Tal vez conviene responder a esas preguntas respondiendo, primero, a esta: ¿Qué contempla la legislación vigente al respecto? Dependiendo de la respuesta, será posible responder también a la pregunta del título de este artículo. Una pista al respecto nos la puede ofrecer el Reglamento de Ejecución 2016/2236 de la Comisión de la UE, dado que establece para los Estados miembros el plazo de 31 de marzo de 2019 para que informen a la Comisión sobre los datos relativos a las responsabilidades de cuidar personas a cargo, la flexibilidad de las modalidades de trabajo y las interrupciones de la actividad profesional y permisos parentales.
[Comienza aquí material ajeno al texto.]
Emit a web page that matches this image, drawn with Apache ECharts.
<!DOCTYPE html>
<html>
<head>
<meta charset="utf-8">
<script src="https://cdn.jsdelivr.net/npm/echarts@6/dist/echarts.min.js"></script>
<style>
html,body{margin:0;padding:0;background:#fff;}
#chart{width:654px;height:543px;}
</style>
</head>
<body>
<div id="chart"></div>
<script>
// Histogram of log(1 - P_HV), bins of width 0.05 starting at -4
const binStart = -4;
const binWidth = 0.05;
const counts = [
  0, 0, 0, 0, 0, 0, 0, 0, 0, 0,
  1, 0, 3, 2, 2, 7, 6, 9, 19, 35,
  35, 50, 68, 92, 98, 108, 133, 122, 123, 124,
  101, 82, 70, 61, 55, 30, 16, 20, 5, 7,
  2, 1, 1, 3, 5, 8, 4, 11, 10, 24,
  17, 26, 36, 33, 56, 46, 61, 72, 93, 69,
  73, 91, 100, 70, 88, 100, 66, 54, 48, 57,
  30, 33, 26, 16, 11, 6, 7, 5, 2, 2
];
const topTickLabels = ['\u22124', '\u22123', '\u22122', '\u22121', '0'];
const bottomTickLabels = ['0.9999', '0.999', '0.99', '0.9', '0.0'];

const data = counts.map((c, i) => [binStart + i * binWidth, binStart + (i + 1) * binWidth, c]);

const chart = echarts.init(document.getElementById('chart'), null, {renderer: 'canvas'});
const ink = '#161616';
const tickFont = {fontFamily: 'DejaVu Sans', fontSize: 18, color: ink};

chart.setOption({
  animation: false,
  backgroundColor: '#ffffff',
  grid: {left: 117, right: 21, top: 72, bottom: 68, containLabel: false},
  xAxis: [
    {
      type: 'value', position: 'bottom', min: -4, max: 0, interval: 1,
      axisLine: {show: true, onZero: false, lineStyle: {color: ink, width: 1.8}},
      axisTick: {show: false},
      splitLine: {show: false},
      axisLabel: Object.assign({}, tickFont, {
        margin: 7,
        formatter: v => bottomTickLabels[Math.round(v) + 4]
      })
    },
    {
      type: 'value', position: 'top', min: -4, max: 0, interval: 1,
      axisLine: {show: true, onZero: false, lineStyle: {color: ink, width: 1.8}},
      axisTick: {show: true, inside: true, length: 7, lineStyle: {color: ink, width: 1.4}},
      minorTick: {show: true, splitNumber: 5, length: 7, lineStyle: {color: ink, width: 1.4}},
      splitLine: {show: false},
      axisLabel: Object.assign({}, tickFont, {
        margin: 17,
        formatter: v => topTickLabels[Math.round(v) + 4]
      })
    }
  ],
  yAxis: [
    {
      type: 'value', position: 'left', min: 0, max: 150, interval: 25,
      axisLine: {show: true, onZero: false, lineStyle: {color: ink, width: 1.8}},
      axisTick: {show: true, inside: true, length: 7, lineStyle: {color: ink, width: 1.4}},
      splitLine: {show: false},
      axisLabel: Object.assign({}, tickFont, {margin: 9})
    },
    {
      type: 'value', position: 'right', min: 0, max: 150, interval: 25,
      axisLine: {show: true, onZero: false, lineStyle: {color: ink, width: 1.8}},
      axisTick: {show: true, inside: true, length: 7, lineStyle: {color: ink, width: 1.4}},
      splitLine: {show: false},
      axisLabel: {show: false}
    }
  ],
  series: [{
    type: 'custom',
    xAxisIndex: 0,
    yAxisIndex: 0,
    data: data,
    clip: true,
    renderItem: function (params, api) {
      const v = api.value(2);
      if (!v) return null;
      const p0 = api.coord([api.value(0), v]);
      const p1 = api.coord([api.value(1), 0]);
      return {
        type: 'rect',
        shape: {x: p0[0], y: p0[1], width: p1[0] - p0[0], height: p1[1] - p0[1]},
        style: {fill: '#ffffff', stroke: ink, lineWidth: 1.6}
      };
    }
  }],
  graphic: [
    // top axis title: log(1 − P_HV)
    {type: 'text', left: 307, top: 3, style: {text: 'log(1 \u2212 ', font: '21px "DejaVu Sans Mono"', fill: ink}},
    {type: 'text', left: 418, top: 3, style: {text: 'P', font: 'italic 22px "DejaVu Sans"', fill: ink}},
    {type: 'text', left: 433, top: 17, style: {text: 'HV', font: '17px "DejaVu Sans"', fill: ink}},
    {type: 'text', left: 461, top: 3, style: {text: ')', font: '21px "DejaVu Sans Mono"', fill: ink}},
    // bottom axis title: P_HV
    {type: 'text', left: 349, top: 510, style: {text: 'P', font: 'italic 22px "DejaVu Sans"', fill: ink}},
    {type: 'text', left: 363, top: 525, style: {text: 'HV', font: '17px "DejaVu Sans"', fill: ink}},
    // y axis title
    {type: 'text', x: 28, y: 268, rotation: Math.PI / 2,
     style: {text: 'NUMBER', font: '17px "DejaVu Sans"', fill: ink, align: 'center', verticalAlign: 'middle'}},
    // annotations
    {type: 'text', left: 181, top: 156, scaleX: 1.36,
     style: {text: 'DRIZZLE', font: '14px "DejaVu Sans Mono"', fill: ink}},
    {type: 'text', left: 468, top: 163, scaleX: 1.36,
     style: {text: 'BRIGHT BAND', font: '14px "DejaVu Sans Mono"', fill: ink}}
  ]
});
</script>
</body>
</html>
Mientras tanto, nuestro legislador sigue adoptando decisiones a golpe de impulso. La última ha consistido en aplicar, a partir del 1 de enero, la ampliación del periodo de suspensión del contrato de trabajo por paternidad, de dos a cuatro semanas, prevista desde 2009, lo que, se entiende, conlleva implícitamente (el legislador se ha olvidado de contemplar este gran detalle) la ampliación de la duración del subsidio de paternidad de 13 a 28 días, parece ser que ahora en cualquier tipo de familia, independientemente de si estas son numerosas o si el hijo nacido o adoptado o el menor acogido presenta o no una discapacidad en un grado igual o superior al 33%.

Por agravio comparativo, podría preguntarse por qué no se protege con un subsidio a los cuidadores no profesionales (familiares o personas de su entorno) de las personas en situación de dependencia, sin que se les obligue a realizar un Convenio Especial con la Seguridad Social, con lo que conlleva en coste por cotizaciones. Y en los casos en que no se reconozca la dependencia, ¿qué queda? Reducciones de jornada con disminución proporcional del salario, suspensiones del contrato de trabajo, novaciones contractuales de tiempo completo a tiempo parcial o excedencias por cuidado de hijos y otros familiares a cargo que, salvo celebración de un Convenio Especial con la Seguridad Social, no otorgan prestaciones económicas, lo que puede provocar que haya quienes de forma ilícita opten por incapacidades temporales fraudulentas.

También desde el Gobierno central nos siguen sorprendiendo con medidas exóticas, como la propuesta, sin más precisión, de finalizar la jornada laboral a las 18.00 horas. Mientras tanto, existen otras posibilidades, como el teletrabajo y las jornadas irregulares y flexibles, aunque estas solo sean aptas para personas serias, comprometidas y disciplinadas.